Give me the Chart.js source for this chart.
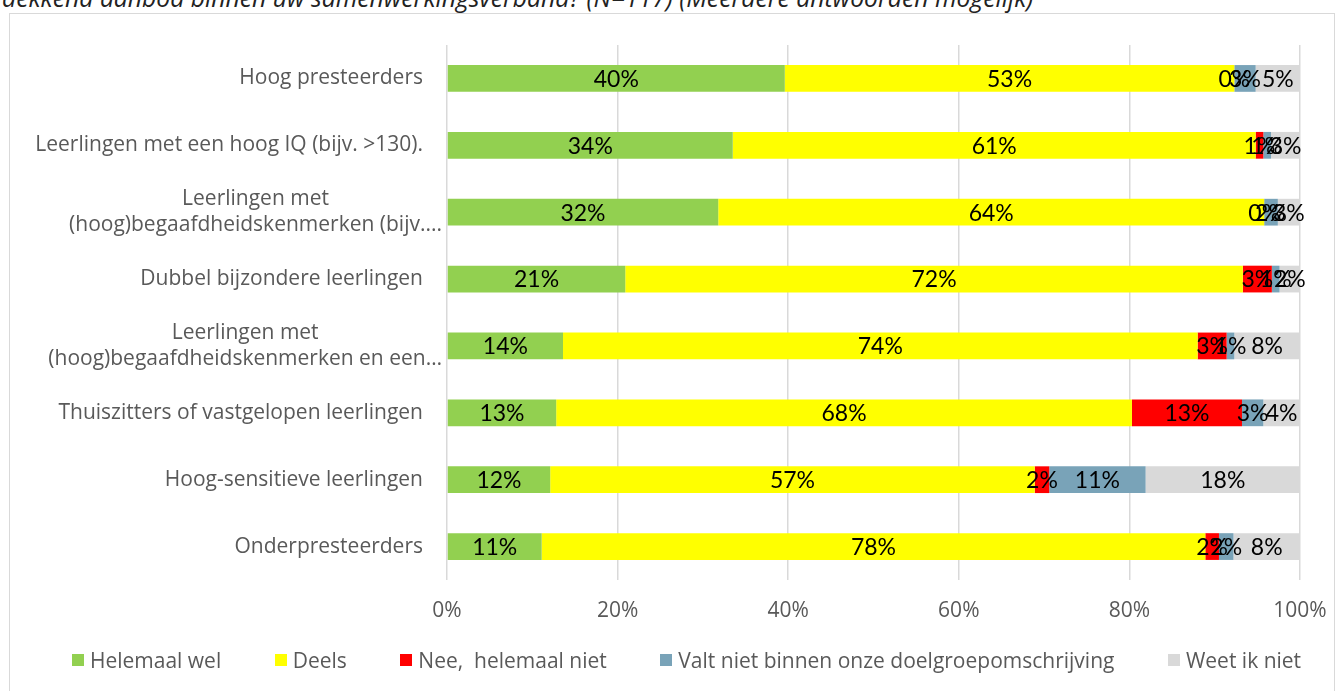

--

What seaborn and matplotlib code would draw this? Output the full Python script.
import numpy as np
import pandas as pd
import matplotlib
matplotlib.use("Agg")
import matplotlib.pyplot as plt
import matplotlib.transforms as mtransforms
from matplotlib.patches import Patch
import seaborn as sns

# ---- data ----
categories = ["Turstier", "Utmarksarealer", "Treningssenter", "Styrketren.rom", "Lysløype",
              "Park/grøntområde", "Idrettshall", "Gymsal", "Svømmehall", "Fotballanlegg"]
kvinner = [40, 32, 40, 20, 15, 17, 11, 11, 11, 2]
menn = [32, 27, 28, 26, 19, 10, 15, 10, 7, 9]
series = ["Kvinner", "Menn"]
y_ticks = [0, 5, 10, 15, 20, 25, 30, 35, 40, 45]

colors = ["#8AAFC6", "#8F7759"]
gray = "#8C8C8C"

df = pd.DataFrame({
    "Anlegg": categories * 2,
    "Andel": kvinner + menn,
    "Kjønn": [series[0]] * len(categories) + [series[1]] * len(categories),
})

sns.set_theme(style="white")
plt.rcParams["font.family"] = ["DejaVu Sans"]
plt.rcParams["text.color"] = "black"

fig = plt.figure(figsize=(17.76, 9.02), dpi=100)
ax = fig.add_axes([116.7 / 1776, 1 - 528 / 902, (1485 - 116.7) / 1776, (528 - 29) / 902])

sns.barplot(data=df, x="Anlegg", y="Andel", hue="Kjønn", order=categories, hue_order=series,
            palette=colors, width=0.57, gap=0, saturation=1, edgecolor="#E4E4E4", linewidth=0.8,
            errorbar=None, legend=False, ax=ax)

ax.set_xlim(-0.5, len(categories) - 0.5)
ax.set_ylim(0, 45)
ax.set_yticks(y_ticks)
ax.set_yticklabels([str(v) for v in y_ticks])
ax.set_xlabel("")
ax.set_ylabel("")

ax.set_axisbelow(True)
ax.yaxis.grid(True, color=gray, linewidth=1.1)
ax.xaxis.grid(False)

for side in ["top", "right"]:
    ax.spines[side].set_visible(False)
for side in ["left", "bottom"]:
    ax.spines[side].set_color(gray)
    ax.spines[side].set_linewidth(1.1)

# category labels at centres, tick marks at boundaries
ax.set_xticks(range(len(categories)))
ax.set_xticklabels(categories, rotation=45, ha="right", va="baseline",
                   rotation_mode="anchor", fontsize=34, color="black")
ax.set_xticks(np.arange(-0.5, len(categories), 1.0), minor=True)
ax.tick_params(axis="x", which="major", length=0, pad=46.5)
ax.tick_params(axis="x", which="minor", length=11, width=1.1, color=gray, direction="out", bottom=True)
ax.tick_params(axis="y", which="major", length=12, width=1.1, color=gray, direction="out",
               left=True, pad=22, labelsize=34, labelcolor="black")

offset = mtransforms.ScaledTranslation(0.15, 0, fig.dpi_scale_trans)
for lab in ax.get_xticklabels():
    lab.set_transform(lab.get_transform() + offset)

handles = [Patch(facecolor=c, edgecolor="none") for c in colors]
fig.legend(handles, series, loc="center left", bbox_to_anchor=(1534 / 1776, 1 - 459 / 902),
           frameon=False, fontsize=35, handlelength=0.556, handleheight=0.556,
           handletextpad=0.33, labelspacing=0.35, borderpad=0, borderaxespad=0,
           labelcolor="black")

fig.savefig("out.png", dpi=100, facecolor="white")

# EXERCISE BRIEF
Transcribe exactly, and only, the lines beginning at the line containing "What seaborn and" and ending at the line containing "import seaborn as sns", both inclusive.

# RESPONSE TO THE TASK
What seaborn and matplotlib code would draw this? Output the full Python script.
import numpy as np
import pandas as pd
import matplotlib
matplotlib.use("Agg")
import matplotlib.pyplot as plt
import matplotlib.transforms as mtransforms
from matplotlib.patches import Patch
import seaborn as sns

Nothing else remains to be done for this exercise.